Lebendiger Austausch von Kontakten und Einladungen
Als Vollversammlungsteilnehmer empfand ich mich schnell als Familienmitglied, zumal im Hotel ganz unterschiedliche Nationen vertreten waren, darunter über 30 Delegierte aus verschiedenen Teilen Indonesiens. Im Shuttlebus zum Kongresszentrum, wo die Tagung stattfand, gab es morgens und Abend reichlich Gesprächsstoff. „Wie heißt Du?“ „Woher kommst Du?“ „Warum kannst Du Indonesisch?“, wurde ich gefragt, der ich nicht nur Inhaber der Profilstelle für Mission und Ökumene im Evangelischen Dekanat Ingelheim-Oppenheim bin, sondern auch Mitglied im Partnerschaftsausschuss der EKHN mit der Evangelischen Kirche in Minahasa (GMIM) in Indonesien. Schnell wurden Namen ausgetauscht und meist auch Telefonnummern. Die Einladungen häuften sich.
Eine große singende und betende Familie
Zu den Höhepunkten der Vollversammlung in Karlsruhe gehörten für mich eindeutig die Morgenandachten im großen Zelt auf dem Kongressgelände. In der "Oasis of Peace" berührten die Lieder aus der weiten Welt des Christentums, aber auch die wundervoll gestalteten Texte der Gebete. (Sie können als pdf-Datei unter ekhn.link/jxTaDh heruntergeladen werden!). Es war eine bunte Mischung und eine große singende und betende Familie, die bisweilen auch ausgelassen in den Andachten tanzte.

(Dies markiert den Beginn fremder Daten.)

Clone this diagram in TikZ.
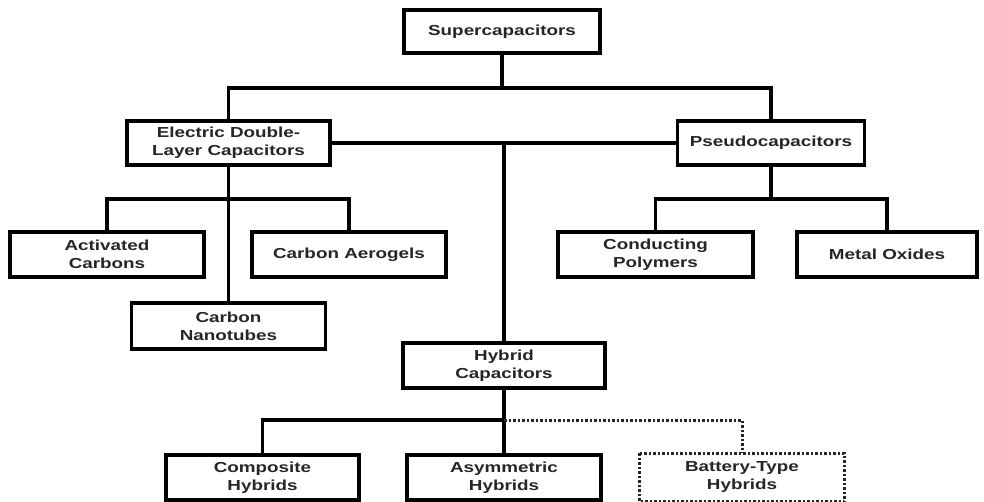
\documentclass[tikz,border=0pt]{standalone}
\usepackage{fontspec}
\setmainfont{Liberation Sans}[FakeStretch=1.3]
\begin{document}
\begin{tikzpicture}[x=1pt,y=-1pt,
  box/.style={draw=black,line width=3.2pt,fill=white,align=center,inner sep=0pt,
    font=\fontsize{14.5}{18}\selectfont\bfseries,text=black!85},
  link/.style={line width=3.2pt,draw=black},
  dotlink/.style={line width=3pt,draw=black!85,dash pattern=on 2.5pt off 2pt}]
\useasboundingbox (0,0) rectangle (984,502);
\node[box,minimum width=196pt,minimum height=43pt] (sup) at (502,31.5) {Supercapacitors};
\node[box,minimum width=203pt,minimum height=44pt] (edlc) at (228.5,143) {Electric Double-\\Layer Capacitors};
\node[box,minimum width=187pt,minimum height=44pt] (pseudo) at (771,143) {Pseudocapacitors};
\node[box,minimum width=194pt,minimum height=45pt] (ac) at (107,254.5) {Activated\\Carbons};
\node[box,minimum width=194pt,minimum height=45pt] (ca) at (349,254.5) {Carbon Aerogels};
\node[box,minimum width=194pt,minimum height=46pt] (cn) at (228.5,326) {Carbon\\Nanotubes};
\node[box,minimum width=195pt,minimum height=45pt] (cp) at (655.5,254.5) {Conducting\\Polymers};
\node[box,minimum width=180pt,minimum height=45pt] (mo) at (887,254.5) {Metal Oxides};
\node[box,minimum width=202pt,minimum height=45pt] (hc) at (504,365.5) {Hybrid\\Capacitors};
\node[box,minimum width=193pt,minimum height=45pt] (ch) at (262.5,477.5) {Composite\\Hybrids};
\node[box,minimum width=194pt,minimum height=45pt] (ah) at (504,477.5) {Asymmetric\\Hybrids};
\node[box,draw=none,minimum width=202pt,minimum height=45pt] (bt) at (742,477.5) {Battery-Type\\Hybrids};
\draw[dotlink] (bt.north west) rectangle (bt.south east);
\coordinate (bus1) at (502,88);
\coordinate (j2) at (504,143);
\coordinate (bus2) at (228.5,199);
\coordinate (bus3) at (771,199);
\coordinate (bus4) at (504,420);
\draw[link] (sup.south) -- (bus1);
\draw[link] (edlc.north) |- (bus1) -| (pseudo.north);
\draw[link] (edlc.east) -- (pseudo.west);
\draw[link] (j2) -- (hc.north);
\draw[link] (edlc.south) -- (cn.north);
\draw[link] (ac.north) |- (bus2) -| (ca.north);
\draw[link] (pseudo.south) -- (bus3);
\draw[link] (cp.north) |- (bus3) -| (mo.north);
\draw[link] (hc.south) -- (ah.north);
\draw[link] (ch.north) |- (bus4);
\draw[dotlink] (bus4) -| (bt.north);
\end{tikzpicture}
\end{document}
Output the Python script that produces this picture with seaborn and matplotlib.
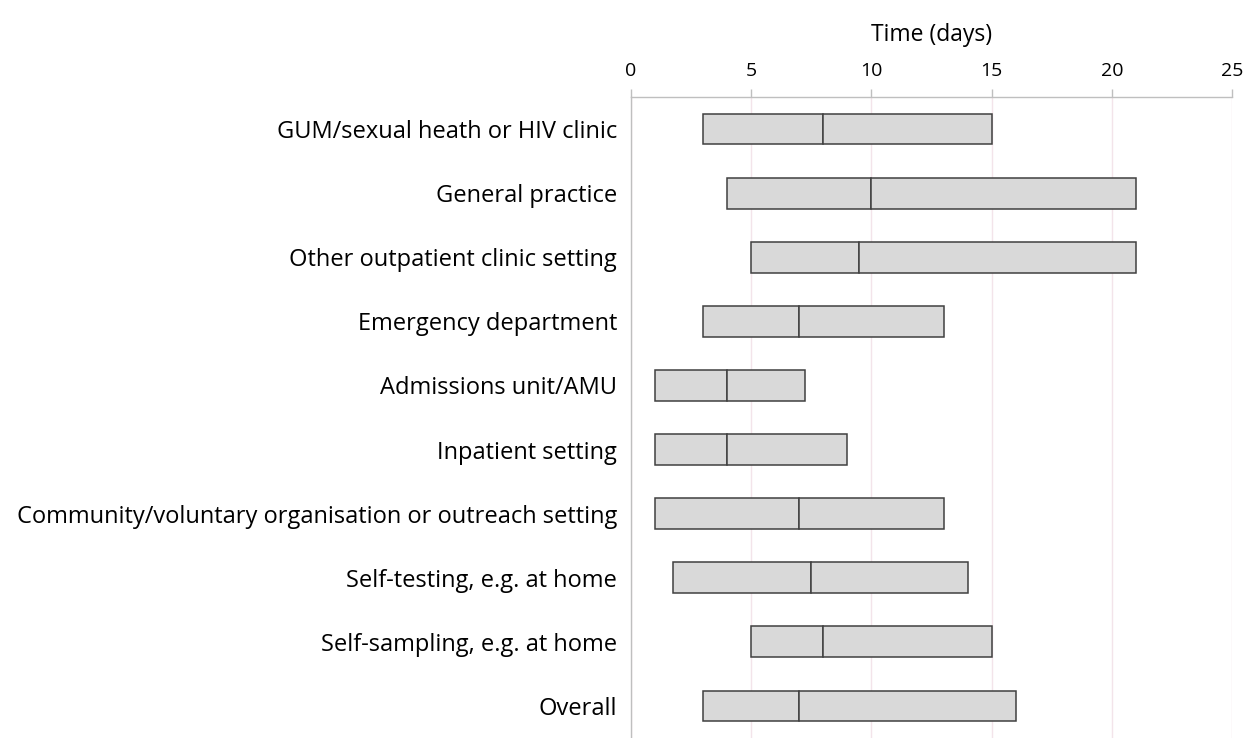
import numpy as np
import pandas as pd
import matplotlib
matplotlib.use("Agg")
import matplotlib.pyplot as plt
import seaborn as sns

# Interquartile range and median of time to result, by setting
settings = [
    "GUM/sexual heath or HIV clinic",
    "General practice",
    "Other outpatient clinic setting",
    "Emergency department",
    "Admissions unit/AMU",
    "Inpatient setting",
    "Community/voluntary organisation or outreach setting",
    "Self-testing, e.g. at home",
    "Self-sampling, e.g. at home",
    "Overall",
]
q1 = [3, 4, 5, 3, 1, 1, 1, 1.75, 5, 3]
median = [8, 10, 9.5, 7, 4, 4, 7, 7.5, 8, 7]
q3 = [15, 21, 21, 13, 7.25, 9, 13, 14, 15, 16]
x_ticks = [0, 5, 10, 15, 20, 25]

df = pd.DataFrame({"setting": settings, "q1": q1, "median": median, "q3": q3})
df["lower"] = df["median"] - df["q1"]
df["upper"] = df["q3"] - df["median"]

sns.set_theme(style="white")
plt.rcParams["font.family"] = ["Open Sans", "DejaVu Sans"]

fig = plt.figure(figsize=(12.5, 7.38), dpi=100)
ax = fig.add_axes([0.5048, 0.0, 0.4808, 0.8686])

bar_style = dict(color="#d9d9d9", edgecolor="#404040", linewidth=1.1,
                 saturation=1, errorbar=None, width=0.48, orient="h", ax=ax)
# q1 -> median, then median -> q3; the shared edge is the median line
sns.barplot(data=df, x="lower", y="setting", left=df["q1"].values, **bar_style)
sns.barplot(data=df, x="upper", y="setting", left=df["median"].values, **bar_style)

ax.set_xlim(0, 25)
ax.set_ylim(len(settings) - 0.5, -0.5)
ax.xaxis.tick_top()
ax.xaxis.set_label_position("top")
ax.set_xticks(x_ticks)
ax.set_xlabel("Time (days)", fontsize=16.5, color="#000000", labelpad=15)
ax.set_ylabel("")
ax.tick_params(axis="x", direction="out", length=5.5, width=1, color="#bfbfbf",
               labelsize=14, labelcolor="#000000", pad=7)

# category labels at the centres, tick marks at the boundaries
ax.set_yticks(range(len(settings)))
ax.set_yticklabels(settings)
ax.set_yticks(np.arange(-0.5, len(settings), 1.0), minor=True)
ax.tick_params(axis="y", which="major", length=0, labelsize=17,
               labelcolor="#000000", pad=10)
ax.tick_params(axis="y", which="minor", direction="out", length=5.5, width=1,
               color="#bfbfbf")

ax.grid(axis="x", color="#f3e4ea", linewidth=1)
ax.set_axisbelow(True)
for side in ["right", "bottom"]:
    ax.spines[side].set_visible(False)
for side in ["left", "top"]:
    ax.spines[side].set_color("#bfbfbf")
    ax.spines[side].set_linewidth(1)

plt.savefig("out.png", dpi=100)
plt.close()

Außergewöhnliche Bibelarbeit mit hervorragenden Theologen
Zum zweiten waren es die Bibelarbeiten im Plenum. Zu den Bibeltexten des Tages leiteten hervorragende Theologinnen und Theologen aus den verschiedenen Kirchenfamilien ein zu einer Auslegung des Textes, der dann zugespitzt auf wenige Fragen diskutiert wurde in Runden, in denen man sich zufällig zusammenfand. Wie schön, andere Interpretationen zu hören von einem griechisch-orthodoxen Priester, der in den USA lebt, aber aus dem Irak stammt, oder ins Gespräch zu kommen mit einer Teilnehmerin, die extra aus Australien angereist kam. Und nicht zu vergessen die jungen Theologinnen und Theologen aus Südkorea, die mit viel Interesse unsere Sicht hören wollten.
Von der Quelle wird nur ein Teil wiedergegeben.